● EXERCISE INPUTS:

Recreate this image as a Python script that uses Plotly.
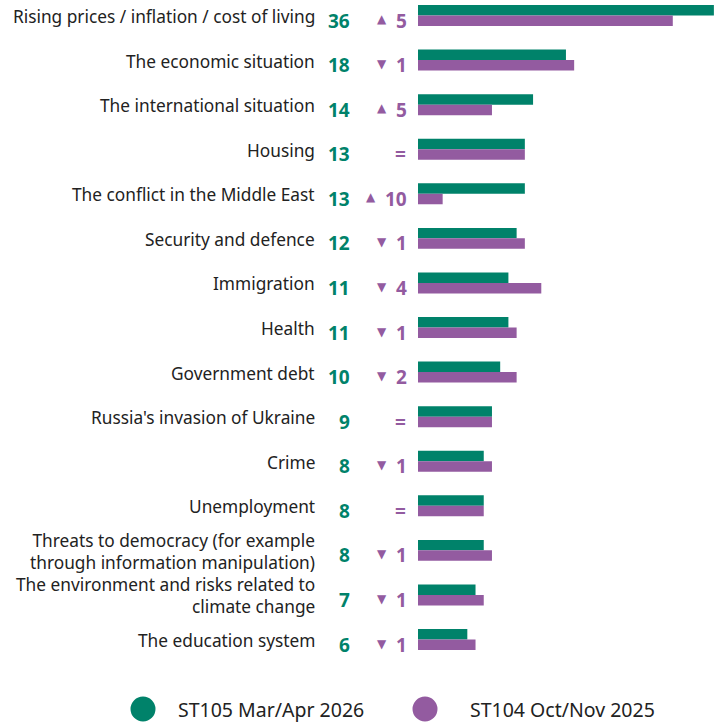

...

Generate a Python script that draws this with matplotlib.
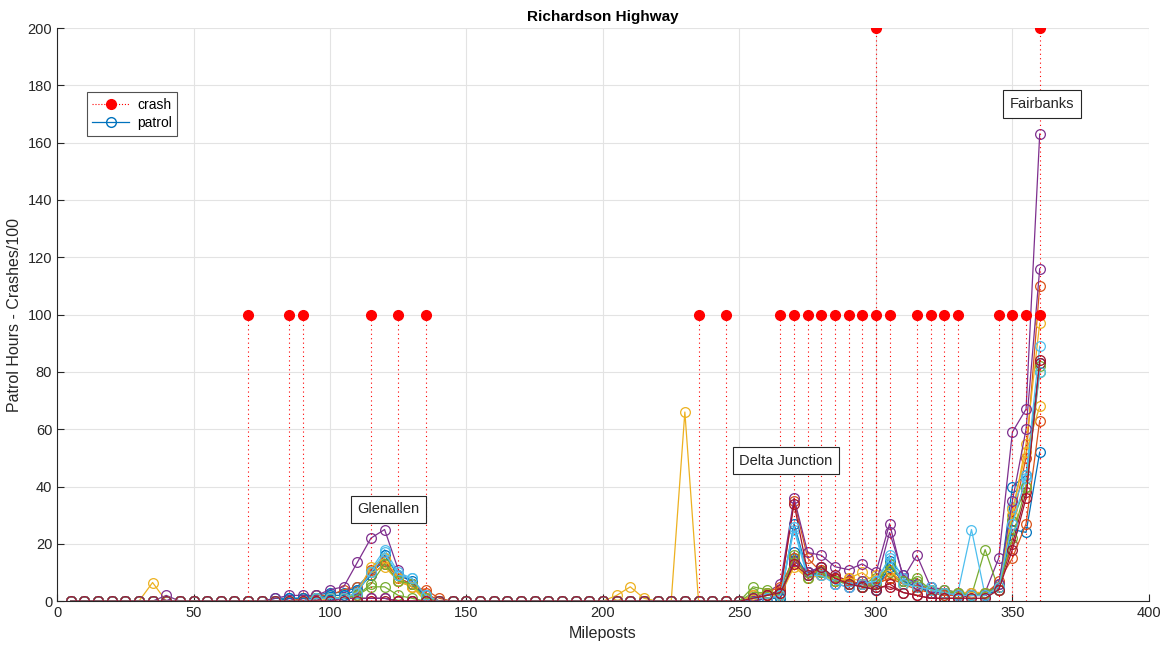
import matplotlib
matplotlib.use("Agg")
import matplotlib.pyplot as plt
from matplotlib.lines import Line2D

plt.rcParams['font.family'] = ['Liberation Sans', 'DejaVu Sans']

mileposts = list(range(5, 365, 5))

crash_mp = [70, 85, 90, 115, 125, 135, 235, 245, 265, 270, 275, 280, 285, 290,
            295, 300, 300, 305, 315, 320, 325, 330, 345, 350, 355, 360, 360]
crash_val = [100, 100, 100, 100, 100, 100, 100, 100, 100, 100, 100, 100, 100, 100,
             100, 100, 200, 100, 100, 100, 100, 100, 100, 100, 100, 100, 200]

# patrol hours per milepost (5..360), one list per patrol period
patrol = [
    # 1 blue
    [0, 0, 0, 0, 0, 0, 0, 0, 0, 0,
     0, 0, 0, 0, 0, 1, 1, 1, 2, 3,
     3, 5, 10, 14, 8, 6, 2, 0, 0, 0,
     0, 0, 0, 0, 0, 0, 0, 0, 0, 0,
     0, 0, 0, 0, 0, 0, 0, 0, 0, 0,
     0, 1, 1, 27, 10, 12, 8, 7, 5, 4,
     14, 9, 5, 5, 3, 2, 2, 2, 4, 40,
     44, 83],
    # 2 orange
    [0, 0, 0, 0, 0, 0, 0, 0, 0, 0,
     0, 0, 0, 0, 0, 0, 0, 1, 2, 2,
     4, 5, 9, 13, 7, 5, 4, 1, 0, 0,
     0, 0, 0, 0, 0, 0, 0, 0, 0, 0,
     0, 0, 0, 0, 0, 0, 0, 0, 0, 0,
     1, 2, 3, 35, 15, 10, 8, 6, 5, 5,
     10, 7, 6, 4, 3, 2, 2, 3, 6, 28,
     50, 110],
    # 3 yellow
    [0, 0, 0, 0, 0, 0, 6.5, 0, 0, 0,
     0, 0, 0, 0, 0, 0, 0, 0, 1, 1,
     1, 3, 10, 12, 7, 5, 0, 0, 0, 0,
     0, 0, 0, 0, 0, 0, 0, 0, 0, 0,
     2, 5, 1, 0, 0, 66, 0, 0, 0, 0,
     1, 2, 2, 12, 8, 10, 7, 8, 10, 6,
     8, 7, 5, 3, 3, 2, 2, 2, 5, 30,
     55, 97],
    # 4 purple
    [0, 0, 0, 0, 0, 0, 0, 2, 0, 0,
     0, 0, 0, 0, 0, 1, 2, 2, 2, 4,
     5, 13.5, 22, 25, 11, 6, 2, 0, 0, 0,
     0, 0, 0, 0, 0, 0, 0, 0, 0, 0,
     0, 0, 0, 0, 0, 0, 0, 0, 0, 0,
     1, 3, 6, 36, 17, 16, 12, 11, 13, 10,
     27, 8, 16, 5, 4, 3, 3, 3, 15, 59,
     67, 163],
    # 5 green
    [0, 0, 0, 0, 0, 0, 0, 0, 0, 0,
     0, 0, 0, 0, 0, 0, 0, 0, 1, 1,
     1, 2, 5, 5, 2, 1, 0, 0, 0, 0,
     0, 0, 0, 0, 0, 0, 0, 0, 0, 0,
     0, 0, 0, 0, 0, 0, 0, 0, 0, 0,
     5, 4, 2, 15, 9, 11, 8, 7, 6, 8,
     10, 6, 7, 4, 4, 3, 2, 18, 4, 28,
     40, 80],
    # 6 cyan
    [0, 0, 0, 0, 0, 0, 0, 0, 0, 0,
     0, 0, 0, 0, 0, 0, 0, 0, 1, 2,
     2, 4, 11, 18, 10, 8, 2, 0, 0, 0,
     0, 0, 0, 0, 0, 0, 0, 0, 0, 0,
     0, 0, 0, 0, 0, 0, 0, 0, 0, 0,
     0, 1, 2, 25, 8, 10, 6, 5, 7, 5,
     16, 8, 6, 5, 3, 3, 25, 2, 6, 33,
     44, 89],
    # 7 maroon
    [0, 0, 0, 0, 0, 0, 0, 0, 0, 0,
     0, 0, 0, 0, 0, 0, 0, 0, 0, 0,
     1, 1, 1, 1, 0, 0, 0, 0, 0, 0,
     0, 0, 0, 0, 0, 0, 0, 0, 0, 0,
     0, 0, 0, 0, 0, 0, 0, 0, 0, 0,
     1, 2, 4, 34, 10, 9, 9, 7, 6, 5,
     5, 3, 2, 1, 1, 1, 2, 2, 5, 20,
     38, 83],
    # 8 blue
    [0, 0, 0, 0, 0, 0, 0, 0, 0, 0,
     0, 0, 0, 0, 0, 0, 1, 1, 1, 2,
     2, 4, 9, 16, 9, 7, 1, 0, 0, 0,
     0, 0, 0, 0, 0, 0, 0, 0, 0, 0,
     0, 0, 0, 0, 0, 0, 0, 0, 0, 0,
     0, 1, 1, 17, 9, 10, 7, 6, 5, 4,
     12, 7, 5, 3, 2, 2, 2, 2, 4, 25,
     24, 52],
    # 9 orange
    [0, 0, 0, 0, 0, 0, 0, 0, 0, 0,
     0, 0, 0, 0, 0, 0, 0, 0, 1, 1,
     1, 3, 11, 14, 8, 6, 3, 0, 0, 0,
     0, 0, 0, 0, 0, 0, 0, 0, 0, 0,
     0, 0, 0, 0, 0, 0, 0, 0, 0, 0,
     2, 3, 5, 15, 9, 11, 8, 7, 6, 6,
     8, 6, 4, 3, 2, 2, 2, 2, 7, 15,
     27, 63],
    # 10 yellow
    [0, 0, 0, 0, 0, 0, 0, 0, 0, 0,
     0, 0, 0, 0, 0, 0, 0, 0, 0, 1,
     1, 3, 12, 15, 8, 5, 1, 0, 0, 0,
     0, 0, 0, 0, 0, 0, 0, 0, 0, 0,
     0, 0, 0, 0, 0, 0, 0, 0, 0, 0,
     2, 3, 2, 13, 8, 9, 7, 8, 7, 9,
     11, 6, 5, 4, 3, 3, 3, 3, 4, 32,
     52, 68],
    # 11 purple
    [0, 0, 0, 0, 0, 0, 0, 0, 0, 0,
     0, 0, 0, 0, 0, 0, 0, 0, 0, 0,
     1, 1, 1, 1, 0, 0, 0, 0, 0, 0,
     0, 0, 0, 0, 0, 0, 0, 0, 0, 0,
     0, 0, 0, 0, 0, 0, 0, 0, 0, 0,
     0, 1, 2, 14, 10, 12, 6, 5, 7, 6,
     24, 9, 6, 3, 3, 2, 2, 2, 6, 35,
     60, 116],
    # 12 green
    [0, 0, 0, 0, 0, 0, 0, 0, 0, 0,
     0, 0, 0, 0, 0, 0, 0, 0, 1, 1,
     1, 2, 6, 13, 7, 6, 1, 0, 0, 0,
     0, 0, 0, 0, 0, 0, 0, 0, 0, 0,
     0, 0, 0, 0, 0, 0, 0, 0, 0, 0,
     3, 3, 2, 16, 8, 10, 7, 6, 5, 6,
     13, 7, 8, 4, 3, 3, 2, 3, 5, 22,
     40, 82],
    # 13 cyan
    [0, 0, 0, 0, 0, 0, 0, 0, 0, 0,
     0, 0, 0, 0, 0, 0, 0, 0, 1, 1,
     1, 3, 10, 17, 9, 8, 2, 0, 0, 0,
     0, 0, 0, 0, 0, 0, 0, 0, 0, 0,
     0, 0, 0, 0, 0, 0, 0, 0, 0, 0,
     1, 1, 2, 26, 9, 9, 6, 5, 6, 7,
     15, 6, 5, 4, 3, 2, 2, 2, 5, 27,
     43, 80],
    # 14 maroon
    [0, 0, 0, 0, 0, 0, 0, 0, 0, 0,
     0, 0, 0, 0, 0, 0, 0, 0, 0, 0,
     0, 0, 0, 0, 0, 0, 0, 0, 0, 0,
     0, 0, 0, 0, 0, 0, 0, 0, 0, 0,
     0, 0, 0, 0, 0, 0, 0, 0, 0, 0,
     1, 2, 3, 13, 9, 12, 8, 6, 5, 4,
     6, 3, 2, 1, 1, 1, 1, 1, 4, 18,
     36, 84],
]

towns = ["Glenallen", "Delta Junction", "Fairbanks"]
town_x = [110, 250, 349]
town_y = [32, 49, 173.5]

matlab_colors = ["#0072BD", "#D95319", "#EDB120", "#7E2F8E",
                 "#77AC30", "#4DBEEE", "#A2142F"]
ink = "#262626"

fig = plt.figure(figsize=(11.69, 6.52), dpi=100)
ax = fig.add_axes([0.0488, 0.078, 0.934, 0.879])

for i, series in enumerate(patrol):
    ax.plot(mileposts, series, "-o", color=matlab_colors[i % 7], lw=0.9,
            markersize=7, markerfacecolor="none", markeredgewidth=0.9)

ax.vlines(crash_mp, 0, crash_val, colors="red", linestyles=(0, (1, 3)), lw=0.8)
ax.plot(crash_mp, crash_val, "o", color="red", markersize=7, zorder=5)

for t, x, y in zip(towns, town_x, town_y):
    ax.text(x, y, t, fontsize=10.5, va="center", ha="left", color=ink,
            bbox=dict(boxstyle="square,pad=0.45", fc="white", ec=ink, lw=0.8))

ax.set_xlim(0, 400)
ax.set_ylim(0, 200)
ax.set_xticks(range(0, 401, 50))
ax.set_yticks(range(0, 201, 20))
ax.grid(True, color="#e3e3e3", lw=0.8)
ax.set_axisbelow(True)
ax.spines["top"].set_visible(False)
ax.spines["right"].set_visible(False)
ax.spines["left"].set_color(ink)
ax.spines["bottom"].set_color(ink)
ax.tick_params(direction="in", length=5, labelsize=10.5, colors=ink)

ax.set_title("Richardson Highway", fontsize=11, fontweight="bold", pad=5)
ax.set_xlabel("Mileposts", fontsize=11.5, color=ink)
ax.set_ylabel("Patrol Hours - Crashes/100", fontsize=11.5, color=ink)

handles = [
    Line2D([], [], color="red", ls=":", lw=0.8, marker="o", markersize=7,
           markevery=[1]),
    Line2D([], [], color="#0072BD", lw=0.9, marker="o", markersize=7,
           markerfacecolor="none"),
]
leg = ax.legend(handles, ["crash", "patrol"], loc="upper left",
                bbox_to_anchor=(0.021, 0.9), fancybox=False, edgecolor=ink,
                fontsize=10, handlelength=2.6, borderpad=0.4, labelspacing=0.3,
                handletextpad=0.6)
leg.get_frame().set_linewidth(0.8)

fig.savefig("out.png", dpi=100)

● YOUR TASK:
Reproduce the lines above starting at the one with "Generate a Python" and ending at the one with "mileposts = list(range(5, 365, 5))", both included, exactly and with no pictures.

● ANSWER TO THE EXERCISE:
Generate a Python script that draws this with matplotlib.
import matplotlib
matplotlib.use("Agg")
import matplotlib.pyplot as plt
from matplotlib.lines import Line2D

plt.rcParams['font.family'] = ['Liberation Sans', 'DejaVu Sans']

mileposts = list(range(5, 365, 5))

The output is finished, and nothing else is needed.